According to a 1979 advertisement in Screw magazine, the club offered, besides a heated swimming pool, a steam sauna, whirlpool baths, disco dancing, free bar and buffet, "cozy living rooms and lounging areas", a "variety of swing areas", and a backgammon lounge.

==Fame==
During its heyday, Plato's Retreat was considered the world's most infamous sex club, popular with celebrities, porn stars, and well-to-do couples. The clientele was described as "an assortment of kinky types from the suburbs: dry cleaners and their wives, or fat men in toupees with their heavily made-up girlfriends." Owner Levenson often partook in sexual activity on the premises, once winning a bet against Al Goldstein and 'Butch' Katz, owner of 42nd Street's Roxy Burlesk theater, that he could ejaculate fifteen times within a twenty-four-hour day. George Urban visited the club to film a segment for his television show The Ugly George Hour of Truth, Sex, and Violence.

In 1979, Levenson opened Plato's West, on Ivar Avenue in Los Angeles, but the venture, "a failed attempt at franchising", was not successful and lasted only six months.

In 1980, Plato's relocated to 509 West 34th Street.

==Decline and closure==
In 1985, New York City Mayor Ed Koch backed the New York City Health Department's decision to shut down the city's gay bathhouses, in response to concerns over the spread of HIV/AIDS. In closing the gay bathhouses while allowing the heterosexual swingers' clubs - most notably Plato's Retreat - to remain open, the city found itself in violation of the newly adopted anti-discrimination law. The Health Department, with Koch's approval, reacted by ordering the heterosexual clubs, including Plato's Retreat, to close as well. The club's Manhattan location was shut down on New Year's Eve 1985, ostensibly for violating public-health ordinances. At the time of the shutdown, officials argued the club was a place of prostitution (observed during undercover operations), and operated without a certificate of occupancy. Levenson argued that the undercover agents constructed the prostitution evidence on the premises while investigating.

In 1981, Levenson and his by-then two partners along with Plato's accountant were tried and convicted for tax evasion. When the prosecutor asked Levenson—who was the only owner to take the stand—why Plato's kept its accounting records off the premises, Levenson replied, "Where would I keep them, in the swimming pool?" He served an 8-year prison sentence at the Allenwood federal prison. After serving his sentence, Levenson worked in various jobs, such as cab driver. He died in 1999 after a quadruple bypass heart surgery.

==In Florida==
The descendant of Plato's Retreat was Plato's Repeat. It first appeared in 1995 in a listing of adult establishments in Miami, a "very unique pvt club". It then opened as a BYOB club at 321 Sunrise, Fort Lauderdale, Florida, run by "the wife of the original owner". (Larry Levinson's 1999 obituary does not mention a wife.) It was an on-premises heterosexual swingers' club, open Monday to Sunday from eight p.m. until the last person left. Saturday night was for couples only.

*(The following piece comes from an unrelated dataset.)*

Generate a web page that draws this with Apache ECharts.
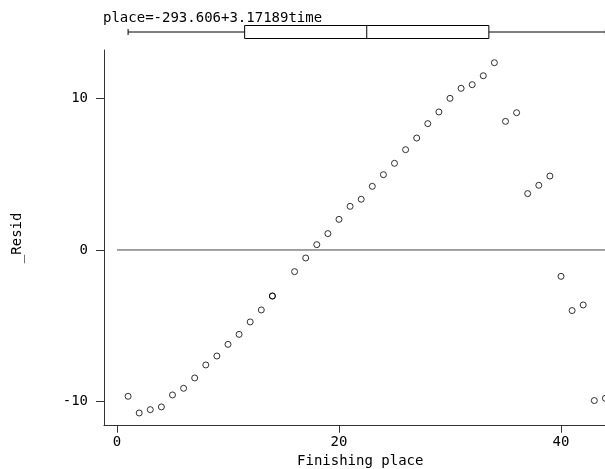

In 2006, Plato's Repeat closed; the Fort Lauderdale building reopened in 2016 as a gay men's sex club under the name "321 Slammer", keeping the same bring-your-own format.

In the 2010s, there are reportedly numerous on-premises swingers' clubs operating in South Florida.

==In popular culture==
In 1978, Joe Thomas released a disco single, "Plato's Retreat," with lyrics referring to the club. The 2009 documentary American Swing relates the story of Plato's Retreat with archival footage and interviews.

In 1980, Citrus Productions released the high-budget adult film Plato's: The Movie, based on the club, directed by Joe Sherman.

In 2006, Aaron Sorkin's Studio 60 on the Sunset Strip referenced Plato's Retreat. In Season 1 Episode 3, The Focus Group, the ex-husband of newly named NBS President for Entertainment Programming, Jordan McDeere, is attempting to cash in on her newfound notoriety (and a conservative Christian backlash against NBS's flagship sketch show) by shopping a tell-all memoir, which includes tales of her accompanying him to sex clubs at his request.

A scene in Spike Lee's film Summer of Sam takes place at Plato's Retreat.

Pro wrestler Jesse Ventura would occasionally wear "Plato's Retreat" T-shirts during wrestling interviews in both the AWA and WWE.